[Data entries start]

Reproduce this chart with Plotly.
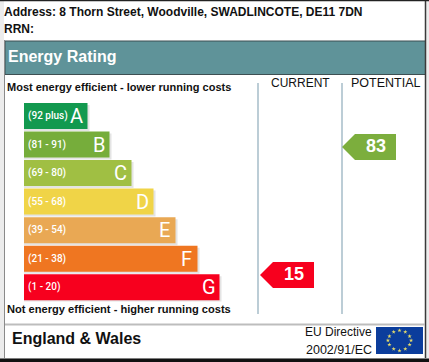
import plotly.graph_objects as go

W, H = 429, 362

# ---- data ----
bands = ["A", "B", "C", "D", "E", "F", "G"]
band_ranges = ["(92 plus)", "(81 - 91)", "(69 - 80)", "(55 - 68)", "(39 - 54)", "(21 - 38)", "(1 - 20)"]
band_lengths = [63.5, 85.5, 107.5, 129.5, 151.5, 173.5, 195.5]
band_colors = ["#12994f", "#76ad3b", "#a0bf43", "#f0d447", "#e9a854", "#ef7621", "#f7001e"]
score_names = ["CURRENT", "POTENTIAL"]
score_values = [15, 83]
score_colors = ["#f7001e", "#7cae3d"]

FONT = "Liberation Sans, Arial, sans-serif"
LABEL = "Roboto, sans-serif"


def py(p):
    return 1 - p / H


fig = go.Figure()

# bands: shadow then bar
fig.add_trace(go.Bar(
    y=bands, x=[v + 2 for v in band_lengths], base=24, orientation="h",
    width=0.91, offset=-0.385, marker=dict(color="#e4e4e4", line_width=0),
    xaxis="x", yaxis="y", hoverinfo="skip", showlegend=False))
fig.add_trace(go.Bar(
    y=bands, x=band_lengths, base=24, orientation="h",
    width=0.91, offset=-0.455, marker=dict(color=band_colors, line_width=0),
    xaxis="x", yaxis="y", hoverinfo="skip", showlegend=False))

# score arrows on a score axis
tips = [260, 342]
ends = [314, 396]
half = 6.9
for name, v, c, tip, end in zip(score_names, score_values, score_colors, tips, ends):
    fig.add_trace(go.Scatter(
        x=[tip, tip + 13, end, end, tip + 13, tip],
        y=[v, v + half, v + half, v - half, v - half, v],
        xaxis="x2", yaxis="y2", mode="lines", fill="toself", fillcolor=c,
        line=dict(width=0, color=c), hoverinfo="skip", showlegend=False))
    fig.add_trace(go.Scatter(
        x=[tip + 34], y=[v], xaxis="x2", yaxis="y2", mode="text", text=[str(v)],
        textposition="middle center",
        textfont=dict(family=FONT, size=18, color="white", weight="bold"),
        hoverinfo="skip", showlegend=False))

# EU flag stars
stars_x = [399.5, 405.3, 409.6, 411.1, 409.6, 405.3, 399.5, 393.7, 389.4, 387.9, 389.4, 393.7]
stars_y = [330.4, 332.0, 336.3, 340.5, 344.7, 349.0, 350.6, 349.0, 344.7, 340.5, 336.3, 332.0]
fig.add_trace(go.Scatter(
    x=stars_x, y=stars_y, xaxis="x3", yaxis="y3", mode="markers",
    marker=dict(symbol="star", size=3.2, color="#e6dc6a", line_width=0),
    hoverinfo="skip", showlegend=False))


def rect(x0, y0, x1, y1, fill=None, line=None, lw=1, layer="below"):
    return dict(type="rect", xref="paper", yref="paper", x0=x0 / W, x1=x1 / W,
                y0=py(y0), y1=py(y1), fillcolor=fill or "rgba(0,0,0,0)",
                line=dict(color=line or "rgba(0,0,0,0)", width=lw if line else 0), layer=layer)


def vline(x, y0, y1, color, lw):
    return dict(type="line", xref="paper", yref="paper", x0=x / W, x1=x / W,
                y0=py(y0), y1=py(y1), line=dict(color=color, width=lw), layer="below")


def hline(y, x0, x1, color, lw):
    return dict(type="line", xref="paper", yref="paper", x0=x0 / W, x1=x1 / W,
                y0=py(y), y1=py(y), line=dict(color=color, width=lw), layer="below")


shapes = [
    rect(0, 0, 429, 362, fill="#ececec"),
    rect(4, 1, 426, 358, fill="white"),
    rect(5, 41, 425.5, 74.5, fill="#5f9399", line="#3d4f52", lw=1),
    vline(4.5, 40, 358, "#8a8a8a", 1),
    vline(425.5, 0, 358, "#3a3a3a", 1.5),
    hline(0.5, 0, 429, "#222222", 1.5),
    hline(360.5, 0, 429, "#111111", 4),
    hline(324.5, 5, 425, "#bdbdbd", 2),
    vline(258, 83, 314, "#bccdd6", 2),
    vline(342, 83, 314, "#bccdd6", 2),
    rect(376, 327, 423, 354, fill="#0b3d9c"),
]


def text(x, y, s, size, bold=False, color="#111111", anchor="left", family=FONT):
    return dict(xref="paper", yref="paper", x=x / W, y=py(y), text=s, showarrow=False,
                xanchor=anchor, yanchor="middle", align=anchor,
                font=dict(family=family, size=size, color=color, weight="bold" if bold else "normal"))


anns = [
    text(1.5, 12, "Address: 8 Thorn Street, Woodville, SWADLINCOTE, DE11 7DN", 12, True),
    text(1.5, 29, "RRN:", 12, True),
    text(5.5, 56.5, "Energy Rating", 16, True, color="white"),
    text(4.5, 87, "Most energy efficient - lower running costs", 11, True),
    text(4.5, 308.5, "Not energy efficient - higher running costs", 11.1, True),
    text(300.5, 83, score_names[0], 12, anchor="center"),
    text(385.5, 83, score_names[1], 12.5, anchor="center"),
    text(9.5, 338, "England &amp; Wales", 16, True),
    text(374, 332, "EU Directive", 12, anchor="right"),
    text(374, 349.5, "2002/91/EC", 12.5, anchor="right"),
]

for b, r, l in zip(bands, band_ranges, band_lengths):
    anns.append(dict(xref="x", yref="y", x=25.5, y=b, text=r, showarrow=False, xanchor="left",
                     yanchor="middle", font=dict(family=LABEL, size=10, color="white", weight=500)))
    anns.append(dict(xref="x", yref="y", x=24 + l - 11, y=b, text=b, showarrow=False, xanchor="center",
                     yanchor="middle", font=dict(family=LABEL, size=20, color="white")))

hidden = dict(visible=False, fixedrange=True)
fig.update_layout(
    width=W, height=H, autosize=False,
    margin=dict(l=0, r=0, t=0, b=0, pad=0),
    paper_bgcolor="white", plot_bgcolor="rgba(0,0,0,0)",
    barmode="overlay", showlegend=False,
    shapes=shapes, annotations=anns,
    xaxis=dict(range=[0, W], domain=[0, 1], anchor="y", **hidden),
    yaxis=dict(type="category", categoryorder="array", categoryarray=bands, range=[6.5, -0.5],
               domain=[py(301.5), py(101.7)], anchor="x", **hidden),
    xaxis2=dict(range=[0, W], domain=[0, 1], anchor="y2", **hidden),
    yaxis2=dict(range=[-31.2, 161.1], domain=[0, 1], anchor="x2", **hidden),
    xaxis3=dict(range=[0, W], domain=[0, 1], anchor="y3", **hidden),
    yaxis3=dict(range=[H, 0], domain=[0, 1], anchor="x3", **hidden),
)

fig.write_html("out.html", config=dict(displayModeBar=False),
               post_script="document.body.style.margin='0';document.body.style.overflow='hidden';")
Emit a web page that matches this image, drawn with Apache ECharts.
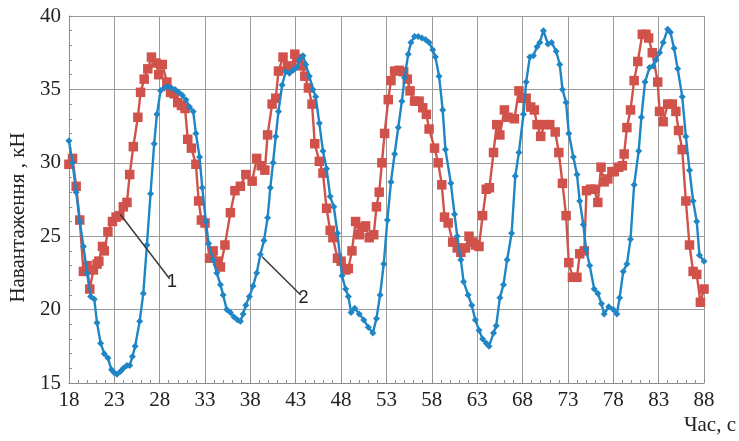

[Data entries end]

(To do) Would you return the data exactly as written, without the pictures?

(The completed task)
Reproduce this chart with Plotly.
import plotly.graph_objects as go

W, H = 429, 362

# ---- data ----
bands = ["A", "B", "C", "D", "E", "F", "G"]
band_ranges = ["(92 plus)", "(81 - 91)", "(69 - 80)", "(55 - 68)", "(39 - 54)", "(21 - 38)", "(1 - 20)"]
band_lengths = [63.5, 85.5, 107.5, 129.5, 151.5, 173.5, 195.5]
band_colors = ["#12994f", "#76ad3b", "#a0bf43", "#f0d447", "#e9a854", "#ef7621", "#f7001e"]
score_names = ["CURRENT", "POTENTIAL"]
score_values = [15, 83]
score_colors = ["#f7001e", "#7cae3d"]

FONT = "Liberation Sans, Arial, sans-serif"
LABEL = "Roboto, sans-serif"


def py(p):
    return 1 - p / H


fig = go.Figure()

# bands: shadow then bar
fig.add_trace(go.Bar(
    y=bands, x=[v + 2 for v in band_lengths], base=24, orientation="h",
    width=0.91, offset=-0.385, marker=dict(color="#e4e4e4", line_width=0),
    xaxis="x", yaxis="y", hoverinfo="skip", showlegend=False))
fig.add_trace(go.Bar(
    y=bands, x=band_lengths, base=24, orientation="h",
    width=0.91, offset=-0.455, marker=dict(color=band_colors, line_width=0),
    xaxis="x", yaxis="y", hoverinfo="skip", showlegend=False))

# score arrows on a score axis
tips = [260, 342]
ends = [314, 396]
half = 6.9
for name, v, c, tip, end in zip(score_names, score_values, score_colors, tips, ends):
    fig.add_trace(go.Scatter(
        x=[tip, tip + 13, end, end, tip + 13, tip],
        y=[v, v + half, v + half, v - half, v - half, v],
        xaxis="x2", yaxis="y2", mode="lines", fill="toself", fillcolor=c,
        line=dict(width=0, color=c), hoverinfo="skip", showlegend=False))
    fig.add_trace(go.Scatter(
        x=[tip + 34], y=[v], xaxis="x2", yaxis="y2", mode="text", text=[str(v)],
        textposition="middle center",
        textfont=dict(family=FONT, size=18, color="white", weight="bold"),
        hoverinfo="skip", showlegend=False))

# EU flag stars
stars_x = [399.5, 405.3, 409.6, 411.1, 409.6, 405.3, 399.5, 393.7, 389.4, 387.9, 389.4, 393.7]
stars_y = [330.4, 332.0, 336.3, 340.5, 344.7, 349.0, 350.6, 349.0, 344.7, 340.5, 336.3, 332.0]
fig.add_trace(go.Scatter(
    x=stars_x, y=stars_y, xaxis="x3", yaxis="y3", mode="markers",
    marker=dict(symbol="star", size=3.2, color="#e6dc6a", line_width=0),
    hoverinfo="skip", showlegend=False))


def rect(x0, y0, x1, y1, fill=None, line=None, lw=1, layer="below"):
    return dict(type="rect", xref="paper", yref="paper", x0=x0 / W, x1=x1 / W,
                y0=py(y0), y1=py(y1), fillcolor=fill or "rgba(0,0,0,0)",
                line=dict(color=line or "rgba(0,0,0,0)", width=lw if line else 0), layer=layer)


def vline(x, y0, y1, color, lw):
    return dict(type="line", xref="paper", yref="paper", x0=x / W, x1=x / W,
                y0=py(y0), y1=py(y1), line=dict(color=color, width=lw), layer="below")


def hline(y, x0, x1, color, lw):
    return dict(type="line", xref="paper", yref="paper", x0=x0 / W, x1=x1 / W,
                y0=py(y), y1=py(y), line=dict(color=color, width=lw), layer="below")


shapes = [
    rect(0, 0, 429, 362, fill="#ececec"),
    rect(4, 1, 426, 358, fill="white"),
    rect(5, 41, 425.5, 74.5, fill="#5f9399", line="#3d4f52", lw=1),
    vline(4.5, 40, 358, "#8a8a8a", 1),
    vline(425.5, 0, 358, "#3a3a3a", 1.5),
    hline(0.5, 0, 429, "#222222", 1.5),
    hline(360.5, 0, 429, "#111111", 4),
    hline(324.5, 5, 425, "#bdbdbd", 2),
    vline(258, 83, 314, "#bccdd6", 2),
    vline(342, 83, 314, "#bccdd6", 2),
    rect(376, 327, 423, 354, fill="#0b3d9c"),
]


def text(x, y, s, size, bold=False, color="#111111", anchor="left", family=FONT):
    return dict(xref="paper", yref="paper", x=x / W, y=py(y), text=s, showarrow=False,
                xanchor=anchor, yanchor="middle", align=anchor,
                font=dict(family=family, size=size, color=color, weight="bold" if bold else "normal"))


anns = [
    text(1.5, 12, "Address: 8 Thorn Street, Woodville, SWADLINCOTE, DE11 7DN", 12, True),
    text(1.5, 29, "RRN:", 12, True),
    text(5.5, 56.5, "Energy Rating", 16, True, color="white"),
    text(4.5, 87, "Most energy efficient - lower running costs", 11, True),
    text(4.5, 308.5, "Not energy efficient - higher running costs", 11.1, True),
    text(300.5, 83, score_names[0], 12, anchor="center"),
    text(385.5, 83, score_names[1], 12.5, anchor="center"),
    text(9.5, 338, "England &amp; Wales", 16, True),
    text(374, 332, "EU Directive", 12, anchor="right"),
    text(374, 349.5, "2002/91/EC", 12.5, anchor="right"),
]

for b, r, l in zip(bands, band_ranges, band_lengths):
    anns.append(dict(xref="x", yref="y", x=25.5, y=b, text=r, showarrow=False, xanchor="left",
                     yanchor="middle", font=dict(family=LABEL, size=10, color="white", weight=500)))
    anns.append(dict(xref="x", yref="y", x=24 + l - 11, y=b, text=b, showarrow=False, xanchor="center",
                     yanchor="middle", font=dict(family=LABEL, size=20, color="white")))

hidden = dict(visible=False, fixedrange=True)
fig.update_layout(
    width=W, height=H, autosize=False,
    margin=dict(l=0, r=0, t=0, b=0, pad=0),
    paper_bgcolor="white", plot_bgcolor="rgba(0,0,0,0)",
    barmode="overlay", showlegend=False,
    shapes=shapes, annotations=anns,
    xaxis=dict(range=[0, W], domain=[0, 1], anchor="y", **hidden),
    yaxis=dict(type="category", categoryorder="array", categoryarray=bands, range=[6.5, -0.5],
               domain=[py(301.5), py(101.7)], anchor="x", **hidden),
    xaxis2=dict(range=[0, W], domain=[0, 1], anchor="y2", **hidden),
    yaxis2=dict(range=[-31.2, 161.1], domain=[0, 1], anchor="x2", **hidden),
    xaxis3=dict(range=[0, W], domain=[0, 1], anchor="y3", **hidden),
    yaxis3=dict(range=[H, 0], domain=[0, 1], anchor="x3", **hidden),
)

fig.write_html("out.html", config=dict(displayModeBar=False),
               post_script="document.body.style.margin='0';document.body.style.overflow='hidden';")
Emit a web page that matches this image, drawn with Apache ECharts.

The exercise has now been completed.